I quattro film, a rivederli oggi, rappresentano un omaggio, una specie di antologia di tutte le Magnani più amate. Lei sempre in scena, spesso in primo piano, coi colori che ne esaltano gli occhi (anche se all’epoca li si vide in bianco e nero). C’è la “Magnani con bambino”, “la Magnani sul letto”, la Magnani sciantosa”, “la Magnani proletaria arricchita”, ovviamente la Magnani trattenuta dalla folla, e addirittura, trionfale, Magnani avvolta nel tricolore, con la corona in testa, definitiva immagine dell’Italia. Un monumento, un po’ malinconico, all’attrice.

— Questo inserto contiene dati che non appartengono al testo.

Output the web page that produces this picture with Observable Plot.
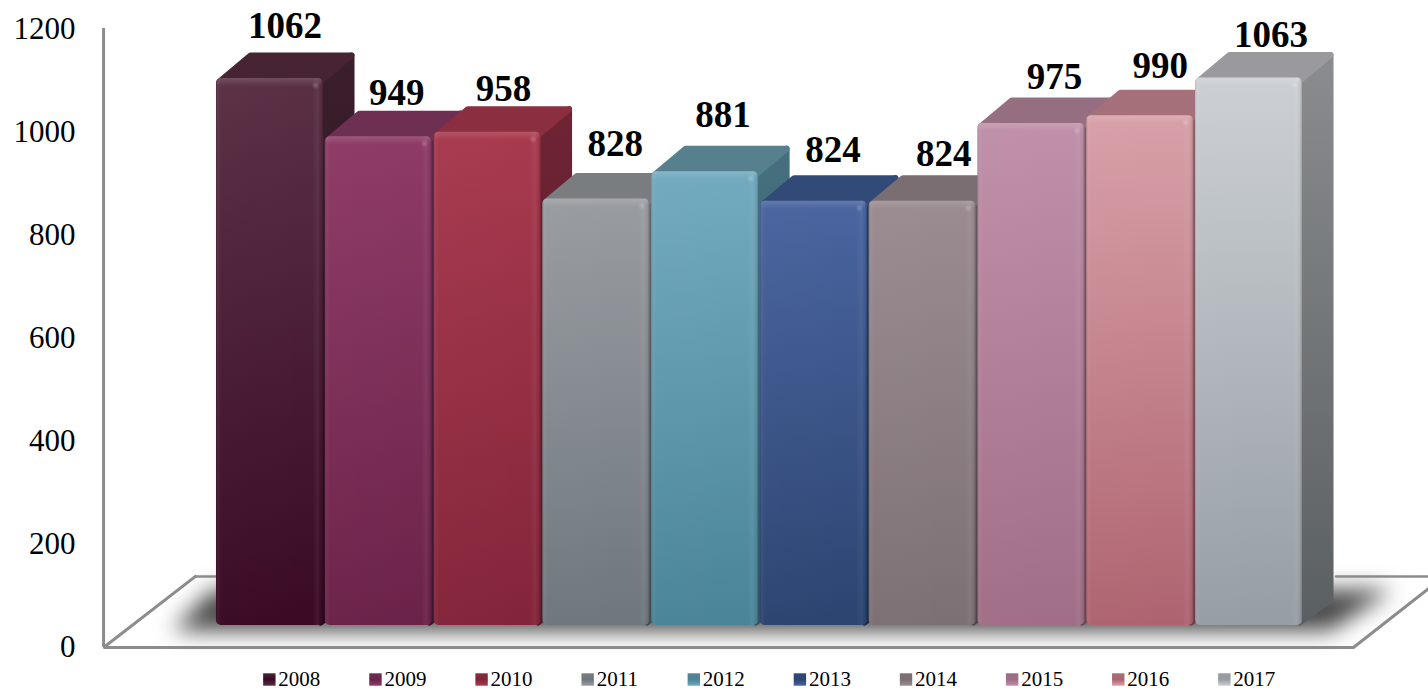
<!DOCTYPE html>
<html><head><meta charset="utf-8">
<script src="https://cdn.jsdelivr.net/npm/d3@7"></script>
<script src="https://cdn.jsdelivr.net/npm/@observablehq/plot@0.6"></script>
<style>html,body{margin:0;padding:0;background:#fff}svg{display:block;max-width:none}</style>
</head><body><div id="chart"></div>
<script>
const years = ["2008","2009","2010","2011","2012","2013","2014","2015","2016","2017"];
const values = [1062,949,958,828,881,824,824,975,990,1063];
const frontTop = ["#5a3045","#8e3b66","#a83a4e","#999ca1","#72aabf","#4a65a0","#9a8c90","#c090a8","#d8a0a8","#ccd0d4"];
const frontBottom = ["#3a0a24","#6b2249","#83243a","#6e777d","#4a8499","#2b4470","#7d7074","#a06e86","#ae6470","#969da4"];
const topFace = ["#472433","#6d2f52","#8a2e40","#7a7d80","#57808f","#324a78","#7a6e72","#966e82","#a5707a","#9a9a9e"];
const sideTop = ["#3b1f2c","#59264a","#6f2434","#6a6c6f","#47707f","#283c62","#655b5f","#7c5b6b","#885c65","#8a8c8e"];
const sideBottom = ["#24081a","#3d1430","#541a2a","#454b50","#2e5462","#1a2c4a","#4e4549","#62465a","#6e3c46","#5a5f62"];
const yTicks = [0,200,400,600,800,1000,1200];
const labelNudgeX = [-4,-1,-3,0,-1,0,2,4,1,3];
const labelNudgeY = [-4,4,5,-7,-9,-3,1,2,-1,5];

const pxX = 108.78, pxY = 0.515;            // pixels per data unit
const lift = -22;                           // bars stand back from the front edge of the floor
const depthX = 31 / pxX, depthY = 26 / pxY; // extrusion depth of each bar
const half = 0.492;
const cornerX = 3 / pxX, cornerY = 3 / pxY; // inset that the round stroke grows back
const floorL = -1.53, floorLB = -0.685, floorR = 9.96, floorRE = 10.65, floorB = 138;

const rows = years.map((year, i) => ({year, i, value: values[i]}));

function defs() {
  const d = d3.create("svg:defs");
  const grad = (id, stops, horizontal) => {
    const g = d.append("linearGradient").attr("id", id).attr("x1", 0).attr("y1", 0)
      .attr("x2", horizontal ? 1 : 0).attr("y2", horizontal ? 0 : 1);
    stops.forEach(([o, c, a]) => g.append("stop").attr("offset", o).attr("stop-color", c).attr("stop-opacity", a ?? 1));
  };
  rows.forEach(({i}) => {
    grad(`front${i}`, [[0, frontTop[i]], [1, frontBottom[i]]]);
    grad(`side${i}`, [[0, sideTop[i]], [1, sideBottom[i]]]);
    grad(`swatch${i}`, [[0, topFace[i]], [0.5, frontBottom[i]], [1, frontTop[i]]]);
  });
  grad("bevel", [[0, "#000", 0.14], [0.02, "#fff", 0.05], [0.05, "#fff", 0.01], [0.9, "#fff", 0], [0.95, "#fff", 0.05], [0.98, "#000", 0.03], [1, "#000", 0.22]], true);
  grad("topBevel", [[0, "#fff", 0.14], [1, "#fff", 0]]);
  return d.node();
}

const poly = (pts, o) => Plot.line(pts, {x: "x", y: "y", curve: "linear-closed", dy: lift, ...o});

const marks = [
  defs,
  // floor shadow
  poly([
    {x: -0.895, y: -10}, {x: 9.75, y: -10}, {x: 10.32, y: 70}, {x: -0.53, y: 70}
  ], {fill: "#484848", stroke: "none", imageFilter: "blur(11px)"}),
  // floor outline and axis wall
  Plot.ruleX([floorL], {y1: 0, y2: 1202, stroke: "#8c8c8c", strokeWidth: 3}),
  Plot.line([{x: floorLB, y: floorB}, {x: -0.46, y: floorB}], {x: "x", y: "y", stroke: "#8c8c8c", strokeWidth: 2.5}),
  Plot.line([{x: 9.8, y: floorB}, {x: floorRE, y: floorB}], {x: "x", y: "y", stroke: "#8c8c8c", strokeWidth: 2.5}),
  Plot.line([{x: floorLB, y: floorB}, {x: floorL, y: 0}, {x: floorR, y: 0}, {x: floorRE, y: 114}], {x: "x", y: "y", stroke: "#8c8c8c", strokeWidth: 3, strokeLinejoin: "miter"}),
  Plot.axisY({ticks: yTicks, tickSize: 0, tickPadding: 28, tickFormat: d => String(d), fontSize: 31, label: null, anchor: "left", color: "#000"}),
  ...rows.flatMap(({i, value}) => [
    poly([
      {x: i + half - cornerX, y: value}, {x: i + half + depthX - cornerX, y: value + depthY - cornerY},
      {x: i + half + depthX - cornerX, y: depthY}, {x: i + half - cornerX, y: cornerY}
    ], {fill: `url(#side${i})`, stroke: `url(#side${i})`, strokeWidth: 6, strokeLinejoin: "round"}),
    poly([
      {x: i - half + cornerX, y: value - cornerY}, {x: i - half + depthX + cornerX, y: value + depthY - cornerY},
      {x: i + half + depthX - cornerX, y: value + depthY - cornerY}, {x: i + half - cornerX, y: value - cornerY}
    ], {fill: topFace[i], stroke: topFace[i], strokeWidth: 6, strokeLinejoin: "round"}),
    Plot.rectY([{a: i - half, b: i + half, v: value}], {x1: "a", x2: "b", y: "v", dy: lift, rx: 5, fill: `url(#front${i})`}),
    Plot.rectY([{a: i - half, b: i + half, v: value}], {x1: "a", x2: "b", y: "v", dy: lift, rx: 5, fill: "url(#bevel)"}),
    Plot.rectY([{a: i - half + 0.01, b: i + half - 0.01, hi: value, lo: value - 16}], {x1: "a", x2: "b", y1: "lo", y2: "hi", dy: lift, rx: 4, fill: "url(#topBevel)"}),
    Plot.dot([{x: i + half - 8 / pxX, y: value - 7 / pxY}], {x: "x", y: "y", dy: lift, r: 2.5, fill: "#fff", fillOpacity: 0.2, stroke: "none", imageFilter: "blur(1px)"})
  ]),
  // value labels sit above every bar, on top of their neighbours
  ...rows.map(({i, value}) =>
    Plot.text([{x: i, y: value}], {x: "x", y: "y", text: () => String(value), dx: 19 + labelNudgeX[i], dy: lift - 48 + labelNudgeY[i], fontSize: 37, fontWeight: "bold", fill: "#000", lineAnchor: "middle"})
  ),
  // legend
  ...rows.flatMap(({i, year}) => [
    Plot.dot([{x: i * 0.9755 - 0.006}], {x: "x", frameAnchor: "bottom", dy: -11, symbol: "square", r: 7, fill: `url(#swatch${i})`, stroke: "none"}),
    Plot.text([{x: i * 0.9755 - 0.006}], {x: "x", frameAnchor: "bottom", text: () => year, dx: 9, dy: -11.5, lineAnchor: "middle", textAnchor: "start", fontSize: 21, fill: "#000"})
  ])
];

const chart = Plot.plot({
  width: 1428, height: 690,
  marginTop: 0, marginBottom: 0, marginLeft: 103, marginRight: 0,
  style: {fontFamily: "'Liberation Serif', serif", background: "#fff", overflow: "hidden"},
  x: {type: "linear", domain: [0, 9], range: [269.5, 1248.5], axis: null},
  y: {type: "linear", domain: [0, 1200], range: [647, 29], axis: null},
  marks
});
document.getElementById("chart").append(chart);
</script></body></html>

Silvia D’Amico ha tanti ricordi vividissimi della sera del 26: La folla a un certo punto buttò giù i cancelli della clinica. Entrarono a forza. Mi ricordo la disperazione di Claudio Villa, e le migliaia di persone al funerale. Non puoi immaginare, era veramente la città a lutto. Era impossibile pensare di entrare nella chiesa. Ma anche uscire: noi uscimmo da una porticina laterale, e la gente vide Eduardo, che aveva quella faccia lì, no?, insomma, la sua solita: emaciato, smunto… Ma la gente intorno lo vide e pensò che stesse per svenire. Si gettarono su di lui per soccorrerlo, facendolo sedere su una sedia. Eduardo si guardava intorno stupito. Noi ci immaginavamo la risata avrebbe fatto Anna a vederlo”.